Use the fact that $\Gamma (1-z) = -z\, \Gamma(-z)$ and then:
$$\Gamma(1-z)\Gamma(z) = -z \, \Gamma(-z)\Gamma(z) = -z \cdot \frac{1}{-z}\cdot \frac{1}{z} \prod_{k=1}^{+\infty} \frac{1}{\left(1 + \frac{z}{k} \right)\left(1 - \frac{z}{k} \right) } = \frac{1}{z} \prod_{k=1}^{+\infty} \frac{1}{1 - \frac{z^2}{k^2}} = \frac{\pi}{\sin \pi z}$$
Unfortunately, this is not new, though I would like to offer another derivation;
\begin{align*}
\int_{0}^{t}H_ydy &= \int_{0}^{t}\int_{0}^{1}\frac{1-x^y}{1-x}dxdy\\
&= \int_{0}^{1}\int_{0}^{t}\frac{1-x^y}{1-x}dydx\\
&= \int_{0}^{1}\frac{t}{1-x}+\frac{1-x^t}{(1-x)\ln(x)}dx\\
(1)&= \int_{0}^{1}\frac{t}{1-x}+\sum_{j=0}^{t-1}\frac{x^j}{\ln(x)}dx\\
&=\lim_{x\rightarrow 1^{-}}\left( -t\ln(1-x)+\sum_{j=0}^{t-1}\text{li}(x^{j+1})\right)\\
(2)&=\lim_{x\rightarrow 1^{-}}\sum_{j=0}^{t-1}\left(\text{li}(x^{j+1})-\ln(1-x)\right)\\
&= \gamma t + \sum_{j=0}^{t-1}\ln(j+1)\\
&= \gamma t + \ln(t!)\\
&= \gamma t +\ln\Gamma(t+1)
\end{align*}
Now writing $H_y$ as $\sum_{n=1}^{\infty}\frac{y}{n(n+y)}$ gives
\begin{align*}
\int_{0}^{t}H_ydy &= \gamma t + \ln\Gamma(t+1)\\
&= \int_{0}^{t}\sum_{n=1}^{\infty}\frac{y}{n(n+y)}dy\\
&= \sum_{n=1}^{\infty}\frac{t}{n}-\ln \left(1+\frac{t}{n}\right)
\end{align*}
solving for $\Gamma(t+1)$ and using $\Gamma(t+1) = t\Gamma(t)$ gives
$$\Gamma(t) = \frac{e^{-\gamma t}}{t}\prod_{n=1}^{\infty}\left(1+\frac{t}{n}\right)^{-1}e^{\frac{t}{n}}$$
EDIT
First, I should say that I am just starting to study analysis - I just try stuff and see if it works, so I apologize for the lack of rigour.

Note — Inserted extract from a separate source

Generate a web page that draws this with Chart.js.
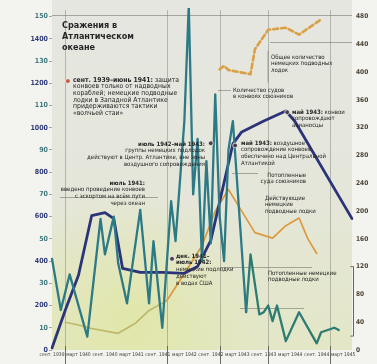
<!DOCTYPE html>
<html lang="ru">
<head>
<meta charset="utf-8">
<title>Сражения в Атлантическом океане</title>
<script src="https://cdn.jsdelivr.net/npm/chart.js@4.4.1/dist/chart.umd.min.js"></script>
<style>
  html, body { margin: 0; padding: 0; background: #f3f3ef; }
  #wrap { position: relative; width: 377px; height: 364px; }
</style>
</head>
<body>
<div id="wrap"><canvas id="chart"></canvas></div>
<script>
const FONT = '"DejaVu Sans Condensed", "DejaVu Sans", sans-serif';

// months from September 1939 to May 1945
const monthNames = ['янв.', 'февр.', 'март', 'апр.', 'май', 'июнь', 'июль', 'авг.', 'сент.', 'окт.', 'нояб.', 'дек.'];
const months = [];
for (let year = 1939; year <= 1945; year++) {
    monthNames.forEach((name, m) => {
        if ((year === 1939 && m < 8) || (year === 1945 && m > 4)) return;
        months.push(name + ' ' + year);
    });
}

// Allied ships sunk per month (left scale)
const shipsSunk = [
    41, null, 18, null,                                               // 1939
    34, null, null, null, 6, null, null, 59, 43, null, 60, 39,        // 1940
    null, 21, null, null, 63, null, 21, 49, null, 10, null, 67,       // 1941
    49, null, 103, 155, 70, 95, 40, 85, 48, 115, 60, 40,              // 1942
    90, 103, null, null, 17, null, null, null, null, null, null, null, // 1943
    null, null, null, null, null, null, null, null, null, null, null, null,
    null, null, null, null, null
];

// German U-boats sunk per month (left scale)
const uboatsSunk = [
    null, null, null, null,
    null, null, null, null, null, null, null, null, null, null, null, null,
    null, null, null, null, null, null, null, null, null, null, null, null,
    null, null, null, null, null, null, null, null, null, null, null, null,
    null, null, null, null, 17, 43, null, 16, 17, 20, 13, 20,         // 1943
    null, 4, null, null, 17, null, null, null, 3, 8, null, null,      // 1944
    10, 9, null, null, null                                           // 1945
];

// ships in Allied convoys (left scale, labelled x10)
const convoyShips = [
    9, null, null, 179,
    null, null, 336, null, 515, 605, null, null, 618, null, 591, null,
    367, null, null, null, 349, null, null, null, null, 349, null, null,
    null, null, 345, null, null, 376, null, null, 493, null, null, null,
    null, 927, null, 981, null, null, null, null, 1030, null, null, null,
    null, 1075, null, 1030, null, null, null, null, null, null, null, null,
    null, null, null, null, 591
];

// operational U-boats (right scale)
const uboatsActive = [
    null, null, null, 40,
    null, null, 36, null, null, 31, null, null, null, null, null, 24,
    null, null, null, 39, null, null, 57, null, null, null, 71, null,
    null, 100, null, null, null, null, 150, null, null, 200, null, null,
    231, null, null, 200, null, null, 169, null, null, null, 161, null,
    null, 179, null, null, 190, null, 160, null, 139, null, null, null,
    null, null, null, null, null
];

// total U-boats in service (right scale)
const uboatsTotal = [
    null, null, null, null,
    null, null, null, null, null, null, null, null, null, null, null, null,
    null, null, null, null, null, null, null, null, null, null, null, null,
    null, null, null, null, null, null, null, null, null, null, 404, 409,
    403, null, null, null, null, 397, 433, null, null, 461, null, null,
    null, 464, null, null, 454, null, null, null, null, 476, null, null,
    null, null, null, null, null
];

const shipTicks = [10, 30, 50, 70, 90, 110, 130, 150];
const convoyTicks = [200, 400, 600, 800, 1000, 1200, 1400];
const rightTicks = [0, 40, 80, 120, 160, 200, 240, 280, 320, 360, 400, 440, 480];
const phaseMarks = ['дек. 1939', 'нояб. 1941', 'нояб. 1942', 'окт. 1943', 'дек. 1944'];

// event markers: month position and left-scale value
const markerAt = [3.6, 27.2, 36, 41.5, 53.3];
const markerValue = [121, 41, 93, 92, 107];

const CONVOY_RATIO = 10;
const LEFT_MAX = 153.9;
const RIGHT_MAX = 492.5;

const notes = [
    { x: 62, y: 26, size: 9, lh: 11, bold: true, lines: ['Сражения в', 'Атлантическом', 'океане'] },
    { x: 73, y: 80, size: 6.8, lh: 6.6, lines: [['сент. 1939–июнь 1941:', ' защита'], 'конвоев только от надводных', 'кораблей; немецкие подводные', 'лодки в Западной Атлантике', 'придерживаются тактики', '«волчьей стаи»'] },
    { x: 205, y: 144, align: 'right', lines: [['июль 1942–май 1943:', ''], 'группы немецких подлодок', 'действуют в Центр. Атлантике, вне зоны', 'воздушного сопровождения'] },
    { x: 145, y: 183, align: 'right', lines: [['июль 1941:', ''], 'введено проведение конвоев', 'с эскортом на всём пути', 'через океан'] },
    { x: 176, y: 256, lines: [['дек. 1941–', ''], ['июль 1942:', ''], 'немецкие подлодки', 'действуют', 'в водах США'] },
    { x: 241, y: 143, lines: [['май 1943:', ' воздушное'], 'сопровождение конвоев', 'обеспечено над Центральной', 'Атлантикой'] },
    { x: 292, y: 112, lines: [['май 1943:', ' конвои'], 'сопровождают', 'авианосцы'] },
    { x: 233, y: 90, lines: ['Количество судов', 'в конвоях союзников'] },
    { x: 271, y: 57, lines: ['Общее количество', 'немецких подводных', 'лодок'] },
    { x: 306, y: 175, align: 'right', lines: ['Потопленные', 'суда союзников'] },
    { x: 265, y: 198, lines: ['Действующие', 'немецкие', 'подводные лодки'] },
    { x: 268, y: 273, lines: ['Потопленные немецкие', 'подводные лодки'] }
];

// thin guide and leader lines
const guides = [
    [52, 15, 352, 15], [270, 42, 352, 42], [218, 90, 231, 90], [268, 50, 268, 82],
    [232, 173, 258, 173], [60, 197, 158, 197], [220, 267, 312, 267], [240, 308, 304, 308]
];

const backdrop = {
    id: 'backdrop',
    beforeDraw(chart) {
        const { ctx, chartArea: a, width, height } = chart;
        ctx.save();
        ctx.fillStyle = '#f3f3ef';
        ctx.fillRect(0, 0, width, height);
        const g = ctx.createLinearGradient(0, 0, 0, a.bottom);
        g.addColorStop(0, '#e6e6e1');
        g.addColorStop(0.55, '#e5e6da');
        g.addColorStop(1, '#e3e7c6');
        ctx.fillStyle = g;
        ctx.fillRect(a.left, 0, a.right - a.left, a.bottom);
        const r = ctx.createRadialGradient(130, 320, 5, 130, 320, 130);
        r.addColorStop(0, 'rgba(224, 230, 150, 0.6)');
        r.addColorStop(1, 'rgba(224, 230, 150, 0)');
        ctx.fillStyle = r;
        ctx.fillRect(a.left, 0, a.right - a.left, a.bottom);
        ctx.restore();
    },
    beforeDatasetsDraw(chart) {
        const { ctx, chartArea: a, height, scales } = chart;
        ctx.save();
        ctx.lineWidth = 1;
        phaseMarks.forEach(label => {
            const x = Math.round(scales.x.getPixelForValue(months.indexOf(label))) + 0.5;
            ctx.strokeStyle = 'rgba(120, 122, 110, 0.45)';
            ctx.beginPath();
            ctx.moveTo(x, 10);
            ctx.lineTo(x, a.bottom);
            ctx.stroke();
            ctx.strokeStyle = '#6a6a62';
            ctx.beginPath();
            ctx.moveTo(x, a.bottom - 4);
            ctx.lineTo(x, height);
            ctx.stroke();
        });
        ctx.strokeStyle = 'rgba(110, 110, 100, 0.55)';
        guides.forEach(([x1, y1, x2, y2]) => {
            ctx.beginPath();
            ctx.moveTo(x1, y1 + 0.5);
            ctx.lineTo(x2, y2 + 0.5);
            ctx.stroke();
        });
        // bracket for the lower part of the right scale
        const yr = scales.yRight;
        const bx = a.right + 1.5;
        ctx.strokeStyle = '#6c655a';
        ctx.beginPath();
        ctx.moveTo(bx - 3, yr.getPixelForValue(120));
        ctx.lineTo(bx, yr.getPixelForValue(120));
        ctx.lineTo(bx, yr.getPixelForValue(20));
        ctx.lineTo(bx - 3, yr.getPixelForValue(20));
        ctx.stroke();
        ctx.restore();
    }
};

function drawNote(ctx, note) {
    const size = note.size || 6;
    const lh = note.lh || 6.8;
    ctx.fillStyle = '#262626';
    ctx.textBaseline = 'middle';
    note.lines.forEach((line, k) => {
        const [boldPart, plainPart] = Array.isArray(line) ? line : (note.bold ? [line, ''] : ['', line]);
        const boldFont = `bold ${size}px ${FONT}`;
        const plainFont = `${size}px ${FONT}`;
        ctx.font = boldFont;
        const wb = ctx.measureText(boldPart).width;
        ctx.font = plainFont;
        const wp = ctx.measureText(plainPart).width;
        const x = note.align === 'right' ? note.x - wb - wp : note.x;
        const y = note.y + k * lh;
        ctx.textAlign = 'left';
        ctx.font = boldFont;
        ctx.fillText(boldPart, x, y);
        ctx.font = plainFont;
        ctx.fillText(plainPart, x + wb, y);
    });
}

const annotations = {
    id: 'annotations',
    afterDatasetsDraw(chart) {
        const { ctx, scales } = chart;
        ctx.save();
        markerAt.forEach((m, k) => {
            const x = scales.x.getPixelForValue(m);
            const y = scales.y.getPixelForValue(markerValue[k]);
            ctx.beginPath();
            ctx.arc(x, y, 2.4, 0, Math.PI * 2);
            ctx.fillStyle = k === 0 ? '#c9553c' : '#4b3a4c';
            ctx.fill();
            ctx.lineWidth = 0.8;
            ctx.strokeStyle = '#f2efe6';
            ctx.stroke();
        });
        notes.forEach(n => drawNote(ctx, n));
        ctx.restore();
    }
};

new Chart(document.getElementById('chart'), {
    type: 'line',
    data: {
        labels: months,
        datasets: [
            {
                label: 'Потопленные суда союзников',
                data: shipsSunk,
                yAxisID: 'y',
                borderColor: '#2c7a86',
                borderWidth: 2.3
            },
            {
                label: 'Потопленные немецкие подводные лодки',
                data: uboatsSunk,
                yAxisID: 'y',
                borderColor: '#2c7c72',
                borderWidth: 2.3
            },
            {
                label: 'Количество судов в конвоях союзников',
                data: convoyShips,
                yAxisID: 'yConvoy',
                borderColor: '#2b3479',
                borderWidth: 2.8
            },
            {
                label: 'Действующие немецкие подводные лодки',
                data: uboatsActive,
                yAxisID: 'yRight',
                borderColor: '#dc9a3e',
                borderWidth: 1.7,
                segment: {
                    borderColor: c => c.p0DataIndex < 26 ? '#bdb86c' : undefined
                }
            },
            {
                label: 'Общее количество немецких подводных лодок',
                data: uboatsTotal,
                yAxisID: 'yRight',
                borderColor: '#d9a046',
                borderWidth: 2.6,
                borderDash: [5, 3]
            }
        ]
    },
    options: {
        responsive: true,
        maintainAspectRatio: false,
        animation: false,
        spanGaps: true,
        layout: { padding: 0 },
        elements: {
            point: { radius: 0 },
            line: { tension: 0, borderJoinStyle: 'round', borderCapStyle: 'round' }
        },
        plugins: {
            legend: { display: false },
            tooltip: { enabled: false }
        },
        scales: {
            x: {
                type: 'category',
                offset: false,
                grid: { display: false, drawTicks: false },
                border: { display: false },
                ticks: {
                    autoSkip: false,
                    maxRotation: 0,
                    minRotation: 0,
                    padding: 2,
                    color: '#3b3b3b',
                    font: { family: FONT, size: 5 },
                    callback(value) {
                        const label = this.getLabelForValue(value);
                        return (label.startsWith('март') || label.startsWith('сент')) ? label : null;
                    }
                },
                afterFit(scale) { scale.height = 14; }
            },
            y: {
                position: 'left',
                min: 0,
                max: LEFT_MAX,
                afterBuildTicks(scale) {
                    const values = [0, ...shipTicks, ...convoyTicks.map(v => v / CONVOY_RATIO)];
                    scale.ticks = values.sort((a, b) => a - b).map(v => ({ value: v }));
                },
                grid: { drawOnChartArea: false, tickLength: 3, color: 'rgba(90, 90, 90, 0.5)' },
                border: { display: false },
                ticks: {
                    padding: 1,
                    font: { family: FONT, size: 7, weight: 'bold' },
                    color: c => shipTicks.includes(c.tick.value) ? '#3f7a7c' : '#2e3a78',
                    callback: v => v === 0 ? '0' : shipTicks.includes(v) ? String(v) : String(v * CONVOY_RATIO)
                },
                afterFit(scale) { scale.width = 52; }
            },
            yConvoy: {
                display: false,
                min: 0,
                max: LEFT_MAX * CONVOY_RATIO
            },
            yRight: {
                position: 'right',
                min: 0,
                max: RIGHT_MAX,
                afterBuildTicks(scale) {
                    scale.ticks = rightTicks.map(v => ({ value: v }));
                },
                grid: { display: false, drawTicks: false },
                border: { display: false },
                ticks: {
                    padding: 4,
                    color: '#4a4234',
                    font: { family: FONT, size: 6.5, weight: 'bold' }
                },
                afterFit(scale) { scale.width = 25; }
            }
        }
    },
    plugins: [backdrop, annotations]
});
</script>
</body>
</html>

I'm not too sure which steps I should fill in, so I will try to fill in any apparent holes.
assuming we only know that $\gamma$ shows up as
$$\lim_{N \rightarrow \infty}(H_N - \ln(N)) = \gamma,$$
one can show that $\int_{0}^{1}H_ydy=\gamma$ using $H_y=\sum_{k=2}^{\infty}(-1)^k\zeta(k)y^{k-1}$ for $|y|<1$ (I have a crude derivation here).
Knowing that, we get
\begin{align*}
\gamma = \int_{0}^{1}H_ydy &= \int_{0}^{1}\int_{0}^{1}\frac{1-x^y}{1-x}dxdy\\
&= \int_{0}^{1}\int_{0}^{1} \frac{1}{1-x}-\frac{x^y}{1-x}dydx\\
&= \int_{0}^{1}\frac{1}{1-x}+\frac{1}{\ln(x)}dx\\
(*)&= \lim_{x\rightarrow 1^{-}}(\text{li}(x)-\ln(1-x)),\\
\end{align*}
where $\text{li}(x) = \int_{0}^{x}\frac{1}{\ln(t)}dt$ is the logarithmic integral.

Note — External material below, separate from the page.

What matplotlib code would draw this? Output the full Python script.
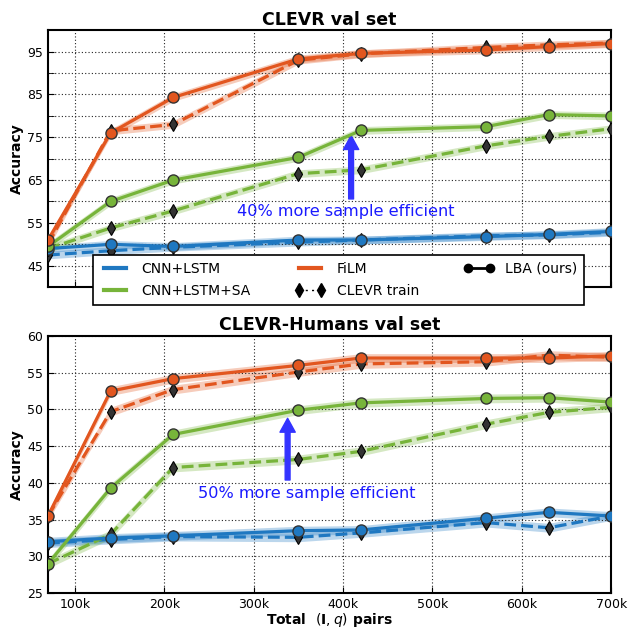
import numpy as np
import matplotlib.pyplot as plt
from matplotlib.lines import Line2D

# training set sizes (question/image pairs)
sizes = [70e3, 140e3, 210e3, 350e3, 420e3, 560e3, 630e3, 700e3]

# CLEVR val set accuracy
clevr_lstm_lba = [49.0, 50.0, 49.5, 51.0, 51.0, 51.8, 52.3, 53.0]
clevr_lstm_train = [47.5, 48.5, 49.3, 50.5, 51.0, 52.0, 52.2, 52.8]
clevr_sa_lba = [49.5, 60.0, 65.0, 70.3, 76.6, 77.5, 80.3, 80.0]
clevr_sa_train = [49.0, 53.8, 57.8, 66.5, 67.4, 73.0, 75.2, 77.0]
clevr_film_lba = [51.0, 76.0, 84.3, 93.3, 94.6, 95.4, 96.2, 96.9]
clevr_film_train = [50.0, 76.5, 78.0, 93.0, 94.5, 96.0, 96.6, 97.0]

# CLEVR-Humans val set accuracy
hum_lstm_lba = [32.0, 32.5, 32.8, 33.5, 33.6, 35.2, 36.0, 35.5]
hum_lstm_train = [31.8, 32.3, 32.7, 32.6, 33.2, 34.6, 33.9, 35.5]
hum_sa_lba = [29.0, 39.3, 46.6, 49.9, 50.9, 51.5, 51.6, 51.0]
hum_sa_train = [29.0, 33.0, 42.1, 43.2, 44.3, 48.0, 49.6, 50.3]
hum_film_lba = [35.5, 52.5, 54.2, 56.0, 57.0, 57.0, 57.0, 57.3]
hum_film_train = [35.5, 49.7, 52.7, 55.1, 56.2, 56.5, 57.4, 57.1]

labels = ['CNN+LSTM', 'CNN+LSTM+SA', 'FiLM']
colors = ['#1f78c1', '#77b43a', '#e2561f']

fig = plt.figure(figsize=(6.28, 6.31), dpi=100)
ax1 = fig.add_axes([0.0764, 0.545, 0.897, 0.407])
ax2 = fig.add_axes([0.0764, 0.060, 0.897, 0.4075])

x = np.array(sizes)


def draw(ax, series, band):
    for (lba, train), c in zip(series, colors):
        lba = np.array(lba)
        train = np.array(train)
        ax.fill_between(x, lba - band, lba + band, color=c, alpha=0.3, lw=0)
        ax.fill_between(x, train - band, train + band, color=c, alpha=0.3, lw=0)
        ax.plot(x, train, '--', color=c, lw=2.3, marker='d', ms=7,
                mfc='#333333', mec='black', mew=0.8, zorder=3)
        ax.plot(x, lba, '-', color=c, lw=2.3, marker='o', ms=8,
                mfc=c, mec='#333333', mew=1.0, zorder=4)


def style(ax):
    ax.set_xlim(70e3, 700e3)
    ax.set_xticks([1e5, 2e5, 3e5, 4e5, 5e5, 6e5, 7e5])
    ax.grid(True, which='both', color='#222222', ls=(0, (1, 2)), lw=0.8)
    ax.tick_params(direction='in', which='both', labelsize=9, length=4)
    for s in ax.spines.values():
        s.set_linewidth(1.5)
    ax.set_ylabel('Accuracy', fontsize=10, fontweight='bold', labelpad=2)


draw(ax1, [(clevr_lstm_lba, clevr_lstm_train),
           (clevr_sa_lba, clevr_sa_train),
           (clevr_film_lba, clevr_film_train)], 0.9)
style(ax1)
ax1.set_ylim(40, 100)
ax1.set_yticks([45, 55, 65, 75, 85, 95])
ax1.set_yticks([50, 60, 70, 80, 90], minor=True)
ax1.set_xticklabels([])
ax1.set_title('CLEVR val set', fontsize=12.5, fontweight='bold', pad=4)
ax1.annotate('', xy=(409e3, 75.4), xytext=(409e3, 60.6),
             arrowprops=dict(facecolor='#3333ff', edgecolor='#3333ff',
                             width=3.5, headwidth=11, headlength=10))
ax1.text(403e3, 57.7, '40% more sample efficient', color='#1a1aff',
         fontsize=11.6, ha='center', va='center')

draw(ax2, [(hum_lstm_lba, hum_lstm_train),
           (hum_sa_lba, hum_sa_train),
           (hum_film_lba, hum_film_train)], 0.6)
style(ax2)
ax2.set_ylim(25, 60)
ax2.set_yticks(np.arange(25, 61, 5))
ax2.set_xticklabels(['100k', '200k', '300k', '400k', '500k', '600k', '700k'])
ax2.set_title('CLEVR-Humans val set', fontsize=12.5, fontweight='bold', pad=4)
ax2.set_xlabel(r'Total  $(\mathbf{I},q)$ pairs', fontsize=10,
               fontweight='bold', labelpad=0)
ax2.annotate('', xy=(338e3, 48.8), xytext=(338e3, 40.4),
             arrowprops=dict(facecolor='#3333ff', edgecolor='#3333ff',
                             width=3.5, headwidth=11, headlength=10))
ax2.text(359e3, 38.6, '50% more sample efficient', color='#1a1aff',
         fontsize=11.6, ha='center', va='center')

handles = [
    Line2D([], [], color=colors[0], lw=3),
    Line2D([], [], color=colors[1], lw=3),
    Line2D([], [], color=colors[2], lw=3),
    Line2D([], [], color='black', ls=(0, (1.5, 3)), lw=1, marker='d',
           ms=7),
    Line2D([], [], color='black', ls='-', lw=2, marker='o', ms=6),
]
leg = fig.legend(handles,
                 ['CNN+LSTM', 'CNN+LSTM+SA', 'FiLM', 'CLEVR train',
                  'LBA (ours)'],
                 ncol=3, loc='upper center', bbox_to_anchor=(0.539, 0.596),
                 borderaxespad=0, fontsize=10, frameon=True, fancybox=False,
                 numpoints=2, edgecolor='black', framealpha=1,
                 columnspacing=3.2, handlelength=2.2, borderpad=0.5,
                 labelspacing=0.6)
leg.get_frame().set_linewidth(1.2)

fig.savefig('out.png', dpi=100)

Now we need to evaluate $\int_{0}^{t}\frac{x^k}{\ln(x)}dx$ for (1); Make the substitution $\;x=e^u$ to get
$$\int_{0}^{t}\frac{x^k}{\ln(x)}dx = \int_{-\infty}^{\ln(t)}\frac{e^{(k+1)u}}{u}du,$$
now let $v=(k+1)u$ and see that
\begin{align*}
\int_{0}^{t}\frac{x^k}{\ln(x)}dx &= \int_{-\infty}^{(k+1)\ln(t)}\frac{e^x}{x}dx\\
&= \int_{0}^{t^{k+1}}\frac{1}{\ln(x)}dx\\
&=\text{li}(t^{k+1})
\end{align*}
after the substitution $x=\ln(u)$.
Next we need to evaluate $\lim_{x\rightarrow 1^{-}}(\text{li}(x^k)-\ln(1-x))$.
so by using $(*)$ -
\begin{align*}
\lim_{x\rightarrow 1^{-}}(\text{li}(x^k)-\ln(1-x)) &= \lim_{x\rightarrow 1^{-}}(\text{li}(x) - \ln(1-\sqrt[k]{x})\\
&= \lim_{x\rightarrow 1^{-}}\left(\text{li}(x) - \ln \left(\frac{1-x}{1+\sqrt[k]{x} + \cdots +\sqrt[k]{x^{k-1}}}\right)\right)\\
&= \gamma + \ln(k)
\end{align*}
I just have to say that I really like how you derived it.
Best Answer
Euler, of course, was prolific in his investigation of infinite series and products.
Supposedly, he examined an infinite product with a salient pattern
$$\left(\frac{2^n}{1^n}\frac{1}{n+1}\right)\left(\frac{3^n}{2^n}\frac{2}{n+2}\right)\left(\frac{4^n}{3^n}\frac{3}{n+3}\right)\ldots \ (*)$$
and observed that if $n$ is a positive integer, then the product converges to $n!$.
Using your notation ($s \in \mathbb{N})$, the partial product for $(*)$ can be expressed in the form where $(n+1)^s$ appears
$$P_n(s)=\frac{n!}{(s+1)(s+2)\ldots(s+n)}(n+1)^{s}.$$
After some cancelation and manipulation we get for $n >s,$
$$P_n(s)=s!\left(\frac{1+1/n}{1+2/n}\right)\left(\frac{1+1/n}{1+3/n}\right)\ldots\left(\frac{1+1/n}{1+s/n}\right),$$
and it is apparent that $P_n(s) \rightarrow s!$ as $n\rightarrow \infty.$